__The request__
Starting at the line containing "What Apache ECharts", copy each line exactly, ending with the line containing "var unitLabel = '（千人）';". Leave out everything else.

__Given information__
────────────────
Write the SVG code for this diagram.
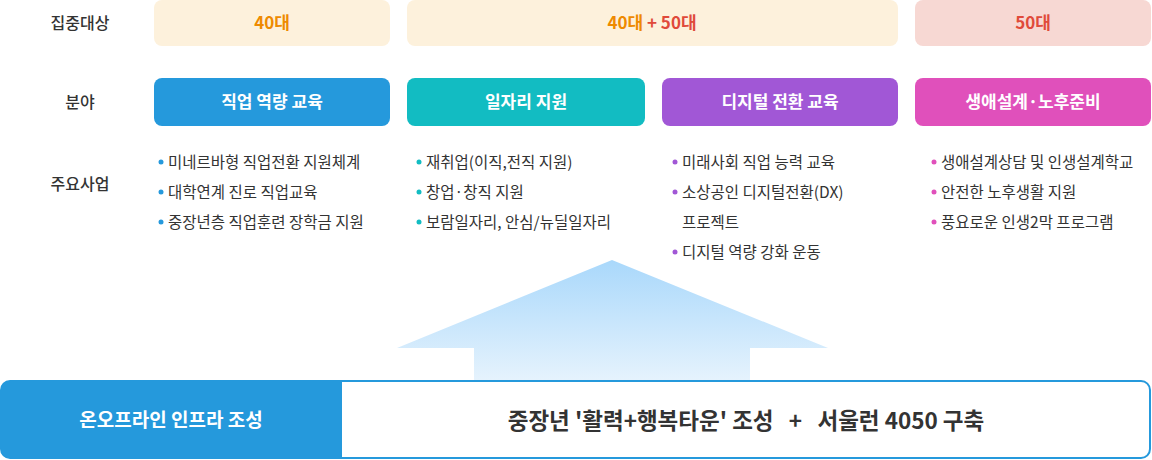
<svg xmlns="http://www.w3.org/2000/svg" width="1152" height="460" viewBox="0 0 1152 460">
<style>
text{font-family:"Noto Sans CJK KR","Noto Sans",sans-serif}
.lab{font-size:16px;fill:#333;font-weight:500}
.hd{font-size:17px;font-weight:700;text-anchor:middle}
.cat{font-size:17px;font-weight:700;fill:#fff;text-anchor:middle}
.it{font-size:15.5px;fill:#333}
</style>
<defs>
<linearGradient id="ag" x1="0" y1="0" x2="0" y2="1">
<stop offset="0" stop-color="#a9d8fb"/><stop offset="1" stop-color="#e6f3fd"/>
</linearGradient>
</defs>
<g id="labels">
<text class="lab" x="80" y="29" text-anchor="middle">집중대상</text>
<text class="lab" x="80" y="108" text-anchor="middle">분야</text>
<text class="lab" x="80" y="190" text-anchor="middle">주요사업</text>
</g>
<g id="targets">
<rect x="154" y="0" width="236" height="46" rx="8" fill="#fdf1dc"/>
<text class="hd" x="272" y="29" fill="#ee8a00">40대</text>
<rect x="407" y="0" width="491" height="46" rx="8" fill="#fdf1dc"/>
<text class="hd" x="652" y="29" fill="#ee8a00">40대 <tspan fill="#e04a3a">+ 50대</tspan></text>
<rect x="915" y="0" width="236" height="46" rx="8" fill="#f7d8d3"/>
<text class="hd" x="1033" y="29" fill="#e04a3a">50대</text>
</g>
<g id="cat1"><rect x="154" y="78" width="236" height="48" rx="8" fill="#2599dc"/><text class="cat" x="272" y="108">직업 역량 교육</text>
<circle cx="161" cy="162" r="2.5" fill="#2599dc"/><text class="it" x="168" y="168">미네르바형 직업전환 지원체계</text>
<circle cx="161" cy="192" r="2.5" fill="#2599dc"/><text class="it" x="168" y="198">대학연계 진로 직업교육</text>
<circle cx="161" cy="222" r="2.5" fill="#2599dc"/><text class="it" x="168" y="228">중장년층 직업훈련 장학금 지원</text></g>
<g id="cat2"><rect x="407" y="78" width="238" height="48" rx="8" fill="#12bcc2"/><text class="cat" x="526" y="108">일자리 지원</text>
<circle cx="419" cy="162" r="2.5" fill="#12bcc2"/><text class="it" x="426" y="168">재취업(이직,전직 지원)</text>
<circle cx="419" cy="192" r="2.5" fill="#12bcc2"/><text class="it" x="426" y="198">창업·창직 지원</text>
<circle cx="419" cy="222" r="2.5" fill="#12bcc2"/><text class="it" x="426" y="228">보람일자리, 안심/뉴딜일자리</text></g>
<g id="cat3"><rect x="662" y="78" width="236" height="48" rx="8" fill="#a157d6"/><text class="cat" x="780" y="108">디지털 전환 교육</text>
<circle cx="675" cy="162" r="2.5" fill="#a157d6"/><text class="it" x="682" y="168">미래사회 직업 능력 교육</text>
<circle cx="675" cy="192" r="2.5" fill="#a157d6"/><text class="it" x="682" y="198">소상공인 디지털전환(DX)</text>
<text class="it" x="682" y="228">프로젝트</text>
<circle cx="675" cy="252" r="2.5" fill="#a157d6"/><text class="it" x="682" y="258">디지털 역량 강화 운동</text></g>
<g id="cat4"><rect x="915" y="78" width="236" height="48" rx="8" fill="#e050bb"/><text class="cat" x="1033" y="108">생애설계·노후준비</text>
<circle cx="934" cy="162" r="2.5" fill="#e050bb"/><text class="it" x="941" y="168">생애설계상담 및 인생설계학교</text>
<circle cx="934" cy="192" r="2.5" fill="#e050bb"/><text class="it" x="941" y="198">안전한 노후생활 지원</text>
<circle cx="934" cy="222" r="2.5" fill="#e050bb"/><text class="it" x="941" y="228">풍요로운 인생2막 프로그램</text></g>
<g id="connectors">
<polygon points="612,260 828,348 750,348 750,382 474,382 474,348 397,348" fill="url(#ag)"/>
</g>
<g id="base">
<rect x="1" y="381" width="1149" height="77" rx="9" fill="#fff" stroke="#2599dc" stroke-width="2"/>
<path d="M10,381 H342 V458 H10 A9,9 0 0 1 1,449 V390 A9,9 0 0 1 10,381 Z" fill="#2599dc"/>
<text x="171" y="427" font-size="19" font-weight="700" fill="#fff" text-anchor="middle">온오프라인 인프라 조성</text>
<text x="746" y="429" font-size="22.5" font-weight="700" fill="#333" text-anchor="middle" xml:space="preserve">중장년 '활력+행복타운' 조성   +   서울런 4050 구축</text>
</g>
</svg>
────────────────
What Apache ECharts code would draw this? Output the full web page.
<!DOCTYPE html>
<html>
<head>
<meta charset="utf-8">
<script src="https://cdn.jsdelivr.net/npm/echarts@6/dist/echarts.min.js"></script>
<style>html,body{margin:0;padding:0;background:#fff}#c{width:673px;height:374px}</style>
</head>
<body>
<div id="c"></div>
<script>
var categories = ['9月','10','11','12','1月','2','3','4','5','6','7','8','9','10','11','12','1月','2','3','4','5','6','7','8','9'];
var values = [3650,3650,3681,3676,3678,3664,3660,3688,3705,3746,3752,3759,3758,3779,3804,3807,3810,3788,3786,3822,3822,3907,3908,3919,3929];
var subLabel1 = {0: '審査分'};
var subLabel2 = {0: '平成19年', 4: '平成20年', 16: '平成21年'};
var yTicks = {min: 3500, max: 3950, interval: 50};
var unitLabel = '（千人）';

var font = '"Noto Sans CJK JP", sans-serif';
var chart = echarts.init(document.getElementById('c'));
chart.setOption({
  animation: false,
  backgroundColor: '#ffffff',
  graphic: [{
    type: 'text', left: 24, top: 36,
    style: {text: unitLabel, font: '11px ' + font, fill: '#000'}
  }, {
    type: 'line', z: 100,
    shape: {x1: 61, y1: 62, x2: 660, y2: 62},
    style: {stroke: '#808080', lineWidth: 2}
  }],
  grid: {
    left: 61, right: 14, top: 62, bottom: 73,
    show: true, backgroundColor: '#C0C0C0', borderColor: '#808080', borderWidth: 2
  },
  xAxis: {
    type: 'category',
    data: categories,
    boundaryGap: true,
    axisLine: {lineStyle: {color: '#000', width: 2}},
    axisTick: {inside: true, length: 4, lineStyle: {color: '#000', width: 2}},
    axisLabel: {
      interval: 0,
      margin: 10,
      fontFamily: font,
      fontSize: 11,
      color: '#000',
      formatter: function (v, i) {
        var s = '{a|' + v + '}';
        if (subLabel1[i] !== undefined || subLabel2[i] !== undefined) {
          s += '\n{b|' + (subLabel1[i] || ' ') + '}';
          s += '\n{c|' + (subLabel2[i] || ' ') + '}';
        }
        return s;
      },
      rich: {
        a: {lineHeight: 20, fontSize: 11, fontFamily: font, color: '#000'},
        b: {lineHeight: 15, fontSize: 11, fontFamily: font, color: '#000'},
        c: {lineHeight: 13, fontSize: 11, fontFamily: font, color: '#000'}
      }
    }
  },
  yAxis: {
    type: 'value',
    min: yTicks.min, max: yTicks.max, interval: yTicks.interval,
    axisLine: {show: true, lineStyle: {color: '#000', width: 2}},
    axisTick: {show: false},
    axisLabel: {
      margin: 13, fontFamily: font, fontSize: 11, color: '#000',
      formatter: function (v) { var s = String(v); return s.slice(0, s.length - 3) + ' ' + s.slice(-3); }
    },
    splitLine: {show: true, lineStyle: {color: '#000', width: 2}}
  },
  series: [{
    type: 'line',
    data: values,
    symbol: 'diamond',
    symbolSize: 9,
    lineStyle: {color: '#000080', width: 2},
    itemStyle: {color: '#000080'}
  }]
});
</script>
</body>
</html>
────────────────
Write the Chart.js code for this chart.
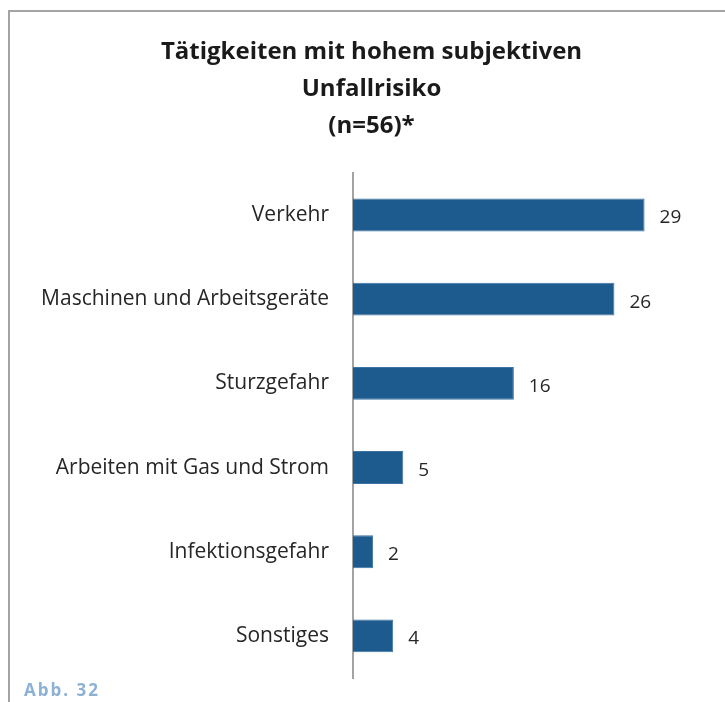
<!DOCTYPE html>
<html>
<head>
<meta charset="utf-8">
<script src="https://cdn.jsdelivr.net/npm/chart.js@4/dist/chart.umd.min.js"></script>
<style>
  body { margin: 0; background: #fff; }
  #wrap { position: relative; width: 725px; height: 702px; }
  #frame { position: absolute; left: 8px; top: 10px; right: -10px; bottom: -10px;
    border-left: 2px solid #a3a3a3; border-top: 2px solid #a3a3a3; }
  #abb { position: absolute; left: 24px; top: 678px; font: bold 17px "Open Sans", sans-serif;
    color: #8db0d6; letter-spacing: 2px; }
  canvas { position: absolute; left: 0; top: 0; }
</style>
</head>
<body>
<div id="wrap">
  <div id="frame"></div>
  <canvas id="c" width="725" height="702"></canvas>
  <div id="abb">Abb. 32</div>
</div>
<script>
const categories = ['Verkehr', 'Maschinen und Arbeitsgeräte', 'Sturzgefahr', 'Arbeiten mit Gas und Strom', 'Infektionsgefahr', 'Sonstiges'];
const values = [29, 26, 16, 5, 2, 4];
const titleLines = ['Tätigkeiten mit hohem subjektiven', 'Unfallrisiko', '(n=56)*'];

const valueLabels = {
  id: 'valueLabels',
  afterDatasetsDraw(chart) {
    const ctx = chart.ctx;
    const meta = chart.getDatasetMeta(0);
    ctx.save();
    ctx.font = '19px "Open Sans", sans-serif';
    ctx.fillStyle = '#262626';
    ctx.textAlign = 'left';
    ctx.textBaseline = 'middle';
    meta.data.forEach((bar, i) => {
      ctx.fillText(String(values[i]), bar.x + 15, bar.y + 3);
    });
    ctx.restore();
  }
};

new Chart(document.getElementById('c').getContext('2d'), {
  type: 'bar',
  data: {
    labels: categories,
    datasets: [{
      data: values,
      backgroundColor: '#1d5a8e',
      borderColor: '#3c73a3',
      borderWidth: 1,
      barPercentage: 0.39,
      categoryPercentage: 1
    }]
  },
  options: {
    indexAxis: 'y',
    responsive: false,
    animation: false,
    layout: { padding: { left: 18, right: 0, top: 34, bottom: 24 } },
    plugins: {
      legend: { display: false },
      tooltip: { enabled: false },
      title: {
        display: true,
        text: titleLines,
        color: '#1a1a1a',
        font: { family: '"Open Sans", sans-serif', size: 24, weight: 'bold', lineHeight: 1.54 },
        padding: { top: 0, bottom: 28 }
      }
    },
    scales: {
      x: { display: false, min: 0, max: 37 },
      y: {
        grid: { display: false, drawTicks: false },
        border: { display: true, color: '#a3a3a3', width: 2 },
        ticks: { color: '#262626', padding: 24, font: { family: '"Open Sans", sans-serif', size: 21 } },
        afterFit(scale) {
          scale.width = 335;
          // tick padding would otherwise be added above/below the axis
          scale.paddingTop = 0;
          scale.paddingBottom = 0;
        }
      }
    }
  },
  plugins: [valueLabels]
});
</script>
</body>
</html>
────────────────
__Result of this exercise__
What Apache ECharts code would draw this? Output the full web page.
<!DOCTYPE html>
<html>
<head>
<meta charset="utf-8">
<script src="https://cdn.jsdelivr.net/npm/echarts@6/dist/echarts.min.js"></script>
<style>html,body{margin:0;padding:0;background:#fff}#c{width:673px;height:374px}</style>
</head>
<body>
<div id="c"></div>
<script>
var categories = ['9月','10','11','12','1月','2','3','4','5','6','7','8','9','10','11','12','1月','2','3','4','5','6','7','8','9'];
var values = [3650,3650,3681,3676,3678,3664,3660,3688,3705,3746,3752,3759,3758,3779,3804,3807,3810,3788,3786,3822,3822,3907,3908,3919,3929];
var subLabel1 = {0: '審査分'};
var subLabel2 = {0: '平成19年', 4: '平成20年', 16: '平成21年'};
var yTicks = {min: 3500, max: 3950, interval: 50};
var unitLabel = '（千人）';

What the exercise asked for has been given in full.